Task directions ▸
Restate, exactly and without pictures, the lines from the start of the listing below through the line holding "const mgAccum = [100, 154, 238, 330, 437, 537, 622];".

Data segment ▸
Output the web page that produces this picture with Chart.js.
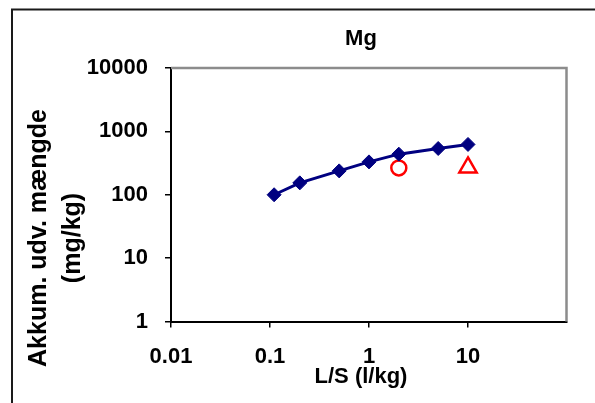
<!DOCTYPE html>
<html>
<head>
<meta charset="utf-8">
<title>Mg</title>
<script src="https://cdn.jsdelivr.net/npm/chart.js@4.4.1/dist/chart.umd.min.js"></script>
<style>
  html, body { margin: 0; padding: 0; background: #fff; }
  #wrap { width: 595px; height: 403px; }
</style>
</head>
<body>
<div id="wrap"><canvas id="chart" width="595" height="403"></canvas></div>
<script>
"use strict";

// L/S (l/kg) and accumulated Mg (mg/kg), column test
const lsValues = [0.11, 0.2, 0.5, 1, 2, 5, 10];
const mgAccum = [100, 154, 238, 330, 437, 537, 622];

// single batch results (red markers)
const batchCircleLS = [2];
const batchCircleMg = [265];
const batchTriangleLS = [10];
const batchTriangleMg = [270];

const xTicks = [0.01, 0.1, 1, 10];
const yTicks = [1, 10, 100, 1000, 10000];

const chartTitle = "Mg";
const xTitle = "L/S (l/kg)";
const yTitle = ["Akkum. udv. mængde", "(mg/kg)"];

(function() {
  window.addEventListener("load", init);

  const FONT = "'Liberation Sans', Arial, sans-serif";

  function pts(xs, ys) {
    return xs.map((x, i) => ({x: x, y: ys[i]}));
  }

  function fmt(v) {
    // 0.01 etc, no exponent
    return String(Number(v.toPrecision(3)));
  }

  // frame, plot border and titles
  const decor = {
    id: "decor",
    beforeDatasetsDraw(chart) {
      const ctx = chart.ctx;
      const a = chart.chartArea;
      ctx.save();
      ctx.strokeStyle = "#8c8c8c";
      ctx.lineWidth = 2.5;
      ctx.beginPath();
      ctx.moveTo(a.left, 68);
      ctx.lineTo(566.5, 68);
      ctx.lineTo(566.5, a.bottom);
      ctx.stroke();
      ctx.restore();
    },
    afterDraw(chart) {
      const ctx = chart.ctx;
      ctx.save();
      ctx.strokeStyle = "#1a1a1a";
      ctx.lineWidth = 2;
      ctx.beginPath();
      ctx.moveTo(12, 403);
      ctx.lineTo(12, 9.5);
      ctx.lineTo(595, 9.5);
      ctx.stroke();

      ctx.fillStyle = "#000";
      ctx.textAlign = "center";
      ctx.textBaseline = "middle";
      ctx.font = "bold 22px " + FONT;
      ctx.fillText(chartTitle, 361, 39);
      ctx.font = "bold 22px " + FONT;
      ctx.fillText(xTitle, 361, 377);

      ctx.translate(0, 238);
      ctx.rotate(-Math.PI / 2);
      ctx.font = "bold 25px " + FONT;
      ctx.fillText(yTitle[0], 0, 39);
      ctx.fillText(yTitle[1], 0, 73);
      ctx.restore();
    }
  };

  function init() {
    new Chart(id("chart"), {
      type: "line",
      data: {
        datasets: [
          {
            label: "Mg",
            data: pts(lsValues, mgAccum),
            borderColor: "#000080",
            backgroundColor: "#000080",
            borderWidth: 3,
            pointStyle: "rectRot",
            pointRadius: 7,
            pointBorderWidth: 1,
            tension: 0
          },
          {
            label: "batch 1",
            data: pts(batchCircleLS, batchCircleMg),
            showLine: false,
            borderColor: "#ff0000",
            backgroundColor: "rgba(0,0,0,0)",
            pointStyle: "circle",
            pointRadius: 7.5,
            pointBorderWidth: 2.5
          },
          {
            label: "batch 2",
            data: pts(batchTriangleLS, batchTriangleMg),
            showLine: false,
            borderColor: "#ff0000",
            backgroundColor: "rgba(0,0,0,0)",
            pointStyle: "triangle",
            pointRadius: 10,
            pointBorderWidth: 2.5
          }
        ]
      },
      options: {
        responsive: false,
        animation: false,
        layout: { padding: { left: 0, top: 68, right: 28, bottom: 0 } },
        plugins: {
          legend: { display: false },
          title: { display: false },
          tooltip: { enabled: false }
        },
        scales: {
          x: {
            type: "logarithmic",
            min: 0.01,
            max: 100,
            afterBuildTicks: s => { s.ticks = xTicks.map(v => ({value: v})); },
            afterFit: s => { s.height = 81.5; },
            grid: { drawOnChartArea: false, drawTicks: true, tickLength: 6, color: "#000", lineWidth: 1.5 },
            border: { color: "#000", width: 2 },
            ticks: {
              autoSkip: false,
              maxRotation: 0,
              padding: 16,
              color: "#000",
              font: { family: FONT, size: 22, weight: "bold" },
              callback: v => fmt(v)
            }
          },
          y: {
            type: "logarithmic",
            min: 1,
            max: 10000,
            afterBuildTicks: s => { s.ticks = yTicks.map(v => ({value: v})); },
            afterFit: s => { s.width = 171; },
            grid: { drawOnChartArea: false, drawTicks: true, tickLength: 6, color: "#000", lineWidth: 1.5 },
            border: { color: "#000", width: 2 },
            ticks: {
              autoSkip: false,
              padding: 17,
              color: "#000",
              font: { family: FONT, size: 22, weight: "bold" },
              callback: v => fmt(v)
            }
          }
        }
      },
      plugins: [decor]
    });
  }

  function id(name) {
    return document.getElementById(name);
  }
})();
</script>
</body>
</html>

The output ▸
Output the web page that produces this picture with Chart.js.
<!DOCTYPE html>
<html>
<head>
<meta charset="utf-8">
<title>Mg</title>
<script src="https://cdn.jsdelivr.net/npm/chart.js@4.4.1/dist/chart.umd.min.js"></script>
<style>
  html, body { margin: 0; padding: 0; background: #fff; }
  #wrap { width: 595px; height: 403px; }
</style>
</head>
<body>
<div id="wrap"><canvas id="chart" width="595" height="403"></canvas></div>
<script>
"use strict";

// L/S (l/kg) and accumulated Mg (mg/kg), column test
const lsValues = [0.11, 0.2, 0.5, 1, 2, 5, 10];
const mgAccum = [100, 154, 238, 330, 437, 537, 622];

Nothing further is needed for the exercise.